4.2 Ingevolge het hier toepasselijke artikel 54 lid 4 Rv geschiedt de betekening
-indien het exploit niet een te voeren of aanhangige procedure betreft- aan het parket van de ambtenaar van het openbaar ministerie bij de rechtbank binnen het rechtsgebied waarvan de verzoeker -degene op wiens verzoek betekening plaatsvindt- zijn woonplaats of, bij gebreke daarvan, zijn werkelijk verblijf heeft, terwijl een uittreksel van het exploit voorts bekend wordt gemaakt in een landelijk dagblad of in een dagblad verschijnend in de streek waar de verzoeker woonplaats of werkelijk verblijf heeft.
4.3 In het onderhavige geval heeft betekening van de echtscheidingsbeschikking niet in persoon plaatsgevonden doch op voet van artikel 54 lid 4 Rv aan het parket van het openbaar ministerie bij de rechtbank binnen welks rechtsgebied de vrouw woont, in casu Almelo, en is een uittreksel als bedoeld in artikel 54 lid 4 Rv bekend gemaakt.

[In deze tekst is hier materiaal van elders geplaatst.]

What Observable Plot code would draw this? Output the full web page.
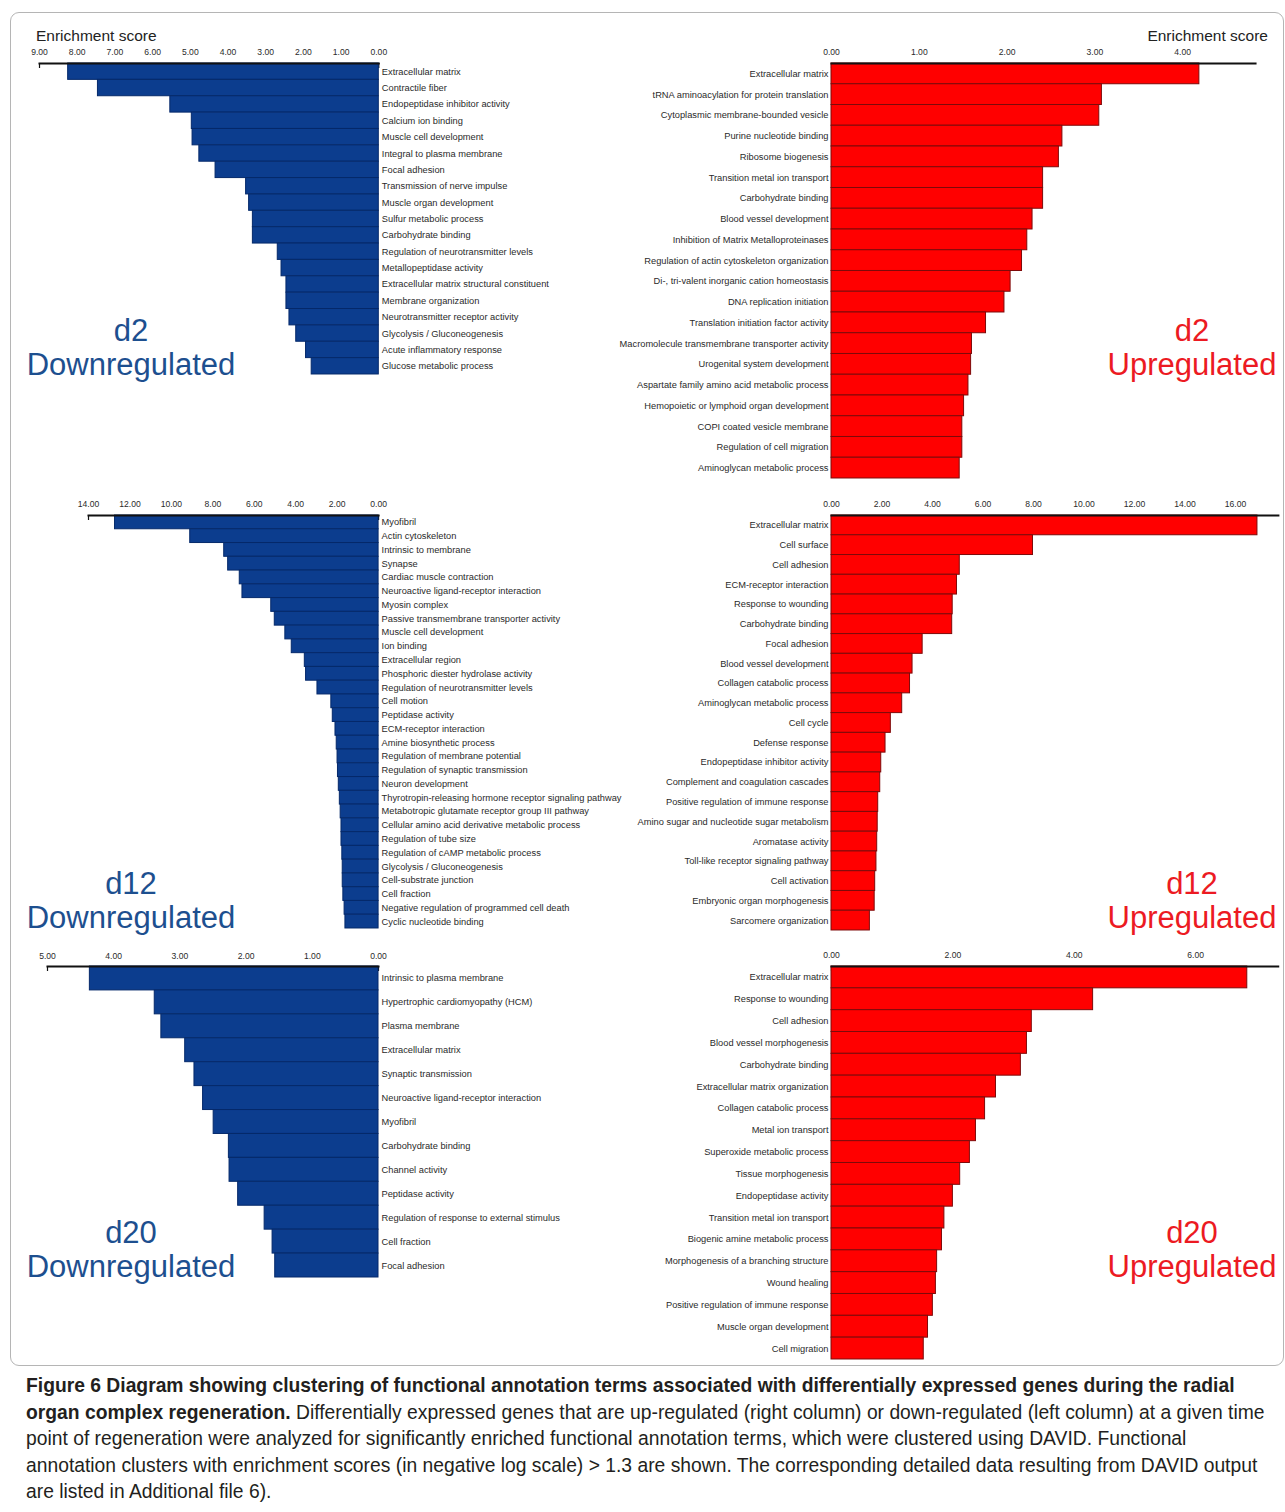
<!DOCTYPE html>
<html>
<head>
<meta charset="utf-8">
<script src="https://cdn.jsdelivr.net/npm/d3@7"></script>
<script src="https://cdn.jsdelivr.net/npm/@observablehq/plot@0.6"></script>
<style>
  body { margin: 0; background: #fff; font-family: "Liberation Sans", Arial, sans-serif; }
  #fig { position: relative; width: 1285px; height: 1512px; overflow: hidden; }
  #border { position: absolute; left: 10px; top: 12px; width: 1274px; height: 1354px; border: 1px solid #b5b5b5; border-radius: 9px; box-sizing: border-box; }
  .big { position: absolute; width: 280px; font-size: 31px; line-height: 34px; text-align: center; white-space: nowrap; }
  .es { position: absolute; font-size: 15.5px; line-height: 1; color: #222; white-space: nowrap; }
  #caption { position: absolute; left: 26px; top: 1373px; font-size: 19.3px; line-height: 26.5px; color: #231f20; white-space: nowrap; }
  svg text { font-family: "Liberation Sans", Arial, sans-serif; }
</style>
</head>
<body>
<div id="fig">
  <div id="border"></div>
</div>
<script>
// ---------------- data ----------------
const d2DownTerms = ["Extracellular matrix","Contractile fiber","Endopeptidase inhibitor activity","Calcium ion binding","Muscle cell development","Integral to plasma membrane","Focal adhesion","Transmission of nerve impulse","Muscle organ development","Sulfur metabolic process","Carbohydrate binding","Regulation of neurotransmitter levels","Metallopeptidase activity","Extracellular matrix structural constituent","Membrane organization","Neurotransmitter receptor activity","Glycolysis / Gluconeogenesis","Acute inflammatory response","Glucose metabolic process"];
const d2DownScores = [8.24,7.45,5.53,4.96,4.94,4.76,4.33,3.52,3.44,3.34,3.34,2.68,2.58,2.45,2.45,2.37,2.19,1.93,1.78];

const d2UpTerms = ["Extracellular matrix","tRNA aminoacylation for protein translation","Cytoplasmic membrane-bounded vesicle","Purine nucleotide binding","Ribosome biogenesis","Transition metal ion transport","Carbohydrate binding","Blood vessel development","Inhibition of Matrix Metalloproteinases","Regulation of actin cytoskeleton organization","Di-, tri-valent inorganic cation homeostasis","DNA replication initiation","Translation initiation factor activity","Macromolecule transmembrane transporter activity","Urogenital system development","Aspartate family amino acid metabolic process","Hemopoietic or lymphoid organ development","COPI coated vesicle membrane","Regulation of cell migration","Aminoglycan metabolic process"];
const d2UpScores = [4.19,3.08,3.05,2.63,2.59,2.41,2.41,2.29,2.23,2.17,2.04,1.97,1.76,1.60,1.59,1.56,1.51,1.49,1.49,1.46];

const d12DownTerms = ["Myofibril","Actin cytoskeleton","Intrinsic to membrane","Synapse","Cardiac muscle contraction","Neuroactive ligand-receptor interaction","Myosin complex","Passive transmembrane transporter activity","Muscle cell development","Ion binding","Extracellular region","Phosphoric diester hydrolase activity","Regulation of neurotransmitter levels","Cell motion","Peptidase activity","ECM-receptor interaction","Amine biosynthetic process","Regulation of membrane potential","Regulation of synaptic transmission","Neuron development","Thyrotropin-releasing hormone receptor signaling pathway","Metabotropic glutamate receptor group III pathway","Cellular amino acid derivative metabolic process","Regulation of tube size","Regulation of cAMP metabolic process","Glycolysis / Gluconeogenesis","Cell-substrate junction","Cell fraction","Negative regulation of programmed cell death","Cyclic nucleotide binding"];
const d12DownScores = [12.72,9.09,7.45,7.26,6.70,6.57,5.18,5.01,4.50,4.19,3.56,3.50,2.95,2.28,2.21,2.08,2.02,1.98,1.96,1.92,1.87,1.83,1.79,1.79,1.75,1.73,1.73,1.70,1.64,1.60];

const d12UpTerms = ["Extracellular matrix","Cell surface","Cell adhesion","ECM-receptor interaction","Response to wounding","Carbohydrate binding","Focal adhesion","Blood vessel development","Collagen catabolic process","Aminoglycan metabolic process","Cell cycle","Defense response","Endopeptidase inhibitor activity","Complement and coagulation cascades","Positive regulation of immune response","Amino sugar and nucleotide sugar metabolism","Aromatase activity","Toll-like receptor signaling pathway","Cell activation","Embryonic organ morphogenesis","Sarcomere organization"];
const d12UpScores = [16.87,7.98,5.08,4.97,4.80,4.78,3.61,3.21,3.11,2.80,2.35,2.14,1.97,1.93,1.85,1.83,1.81,1.78,1.73,1.71,1.52];

const d20DownTerms = ["Intrinsic to plasma membrane","Hypertrophic cardiomyopathy (HCM)","Plasma membrane","Extracellular matrix","Synaptic transmission","Neuroactive ligand-receptor interaction","Myofibril","Carbohydrate binding","Channel activity","Peptidase activity","Regulation of response to external stimulus","Cell fraction","Focal adhesion"];
const d20DownScores = [4.36,3.38,3.28,2.92,2.78,2.65,2.49,2.26,2.25,2.12,1.72,1.60,1.56];

const d20UpTerms = ["Extracellular matrix","Response to wounding","Cell adhesion","Blood vessel morphogenesis","Carbohydrate binding","Extracellular matrix organization","Collagen catabolic process","Metal ion transport","Superoxide metabolic process","Tissue morphogenesis","Endopeptidase activity","Transition metal ion transport","Biogenic amine metabolic process","Morphogenesis of a branching structure","Wound healing","Positive regulation of immune response","Muscle organ development","Cell migration"];
const d20UpScores = [6.85,4.31,3.30,3.22,3.12,2.71,2.53,2.38,2.28,2.12,2.00,1.86,1.82,1.74,1.72,1.67,1.59,1.52];

const ticksD2Down = [0,1,2,3,4,5,6,7,8,9];
const ticksD2Up = [0,1,2,3,4];
const ticksD12Down = [0,2,4,6,8,10,12,14];
const ticksD12Up = [0,2,4,6,8,10,12,14,16];
const ticksD20Down = [0,1,2,3,4,5];
const ticksD20Up = [0,2,4,6];

const panelTitles = [["d2","Downregulated"],["d2","Upregulated"],["d12","Downregulated"],["d12","Upregulated"],["d20","Downregulated"],["d20","Upregulated"]];
const axisTitle = "Enrichment score";

// ---------------- layout / style ----------------
const BLUE = "#0c3d8e", BLUE_STROKE = "#05296a", BLUE_TEXT = "#1d4f8f";
const RED = "#ff0000", RED_STROKE = "#7d0a0a", RED_TEXT = "#ec1a22";

const panels = [
  {terms: d2DownTerms, scores: d2DownScores, ticks: ticksD2Down, side: "left", x0: 378, ppu: 37.7, max: 9, axisY: 63, bottom: 374},
  {terms: d2UpTerms, scores: d2UpScores, ticks: ticksD2Up, side: "right", x0: 831, ppu: 87.8, max: 4.83, axisY: 63, bottom: 478},
  {terms: d12DownTerms, scores: d12DownScores, ticks: ticksD12Down, side: "left", x0: 378, ppu: 20.72, max: 14, axisY: 515, bottom: 928},
  {terms: d12UpTerms, scores: d12UpScores, ticks: ticksD12Up, side: "right", x0: 831, ppu: 25.25, max: 17.7, axisY: 515, bottom: 930},
  {terms: d20DownTerms, scores: d20DownScores, ticks: ticksD20Down, side: "left", x0: 378, ppu: 66.2, max: 5, axisY: 966, bottom: 1277},
  {terms: d20UpTerms, scores: d20UpScores, ticks: ticksD20Up, side: "right", x0: 831, ppu: 60.7, max: 7.36, axisY: 966, bottom: 1359}
];
const labelTops = [314, 314, 867, 867, 1216, 1216];

const fig = document.getElementById("fig");
const fmt = d3.format(".2f");

panels.forEach((p, i) => {
  const left = p.side === "left";
  const frameW = p.max * p.ppu;
  const frameH = p.bottom - p.axisY;
  const mTop = 22, mBottom = 3;
  const mLeft = left ? 8 : 240;
  const mRight = left ? 270 : 6;
  const width = mLeft + frameW + mRight;
  const height = mTop + frameH + mBottom;
  const data = p.terms.map((t, k) => ({term: t, score: p.scores[k]}));
  const svg = Plot.plot({
    width, height,
    marginTop: mTop, marginBottom: mBottom, marginLeft: mLeft, marginRight: mRight,
    style: {background: "transparent", color: "#2a2a2a", overflow: "visible"},
    x: {domain: [0, p.max], reverse: left, axis: null},
    y: {domain: p.terms, padding: 0, round: false, axis: null},
    marks: [
      Plot.ruleX(p.ticks, {x: d => d, stroke: "#111", strokeWidth: 1.2, insetBottom: frameH - 5}),
      Plot.barX(data, {x: "score", y: "term", fill: left ? BLUE : RED, stroke: left ? BLUE_STROKE : RED_STROKE, strokeWidth: 1}),
      Plot.frame({anchor: "top", stroke: "#111", strokeWidth: 2}),
      Plot.axisX({anchor: "top", ticks: p.ticks, tickFormat: fmt, tickSize: 0, tickPadding: 8, fontSize: 8.6, label: null}),
      Plot.axisY({anchor: left ? "right" : "left", tickSize: 0, tickPadding: 3, fontSize: 9.3, label: null})
    ]
  });
  svg.style.position = "absolute";
  svg.style.left = ((left ? p.x0 - frameW : p.x0) - mLeft) + "px";
  svg.style.top = (p.axisY - mTop) + "px";
  fig.appendChild(svg);

  const lab = document.createElement("div");
  lab.className = "big";
  lab.style.left = ((left ? 131 : 1192) - 140) + "px";
  lab.style.top = labelTops[i] + "px";
  lab.style.color = left ? BLUE_TEXT : RED_TEXT;
  lab.innerHTML = panelTitles[i][0] + "<br>" + panelTitles[i][1];
  fig.appendChild(lab);
});

const es1 = document.createElement("div");
es1.className = "es"; es1.style.left = "36px"; es1.style.top = "28px"; es1.textContent = axisTitle;
fig.appendChild(es1);
const es2 = document.createElement("div");
es2.className = "es"; es2.style.right = "17px"; es2.style.top = "28px"; es2.textContent = axisTitle;
fig.appendChild(es2);

const cap = document.createElement("div");
cap.id = "caption";
cap.innerHTML = "<b>Figure 6 Diagram showing clustering of functional annotation terms associated with differentially expressed genes during the radial</b><br>" +
  "<b>organ complex regeneration.</b> Differentially expressed genes that are up-regulated (right column) or down-regulated (left column) at a given time<br>" +
  "point of regeneration were analyzed for significantly enriched functional annotation terms, which were clustered using DAVID. Functional<br>" +
  "annotation clusters with enrichment scores (in negative log scale) &gt; 1.3 are shown. The corresponding detailed data resulting from DAVID output<br>" +
  "are listed in Additional file 6).";
fig.appendChild(cap);
</script>
</body>
</html>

Daarnaast is de beschikking openlijk bekend gemaakt in de Staatscourant op 29 augustus 2003. Het hof is van oordeel dat de beroepstermijn van drie maanden als bedoeld in artikel 820 lid 1 Rv is gaan lopen op 1 september 2003 en dus is verstreken op 1 december 2003. De man heeft zijn beroepschrift na afloop van de beroepstermijn ingediend en dient daarom hierin niet-ontvankelijk te worden verklaard.
Het hof, beschikkende in hoger beroep:
verklaart de man niet-ontvankelijk in zijn hoger beroep.
Deze beschikking is gegeven door mrs Hooft Graafland, Van Ginkel en Mens en is op 14 december 2004 uitgesproken ter openbare terechtzitting in tegenwoordigheid van de griffier.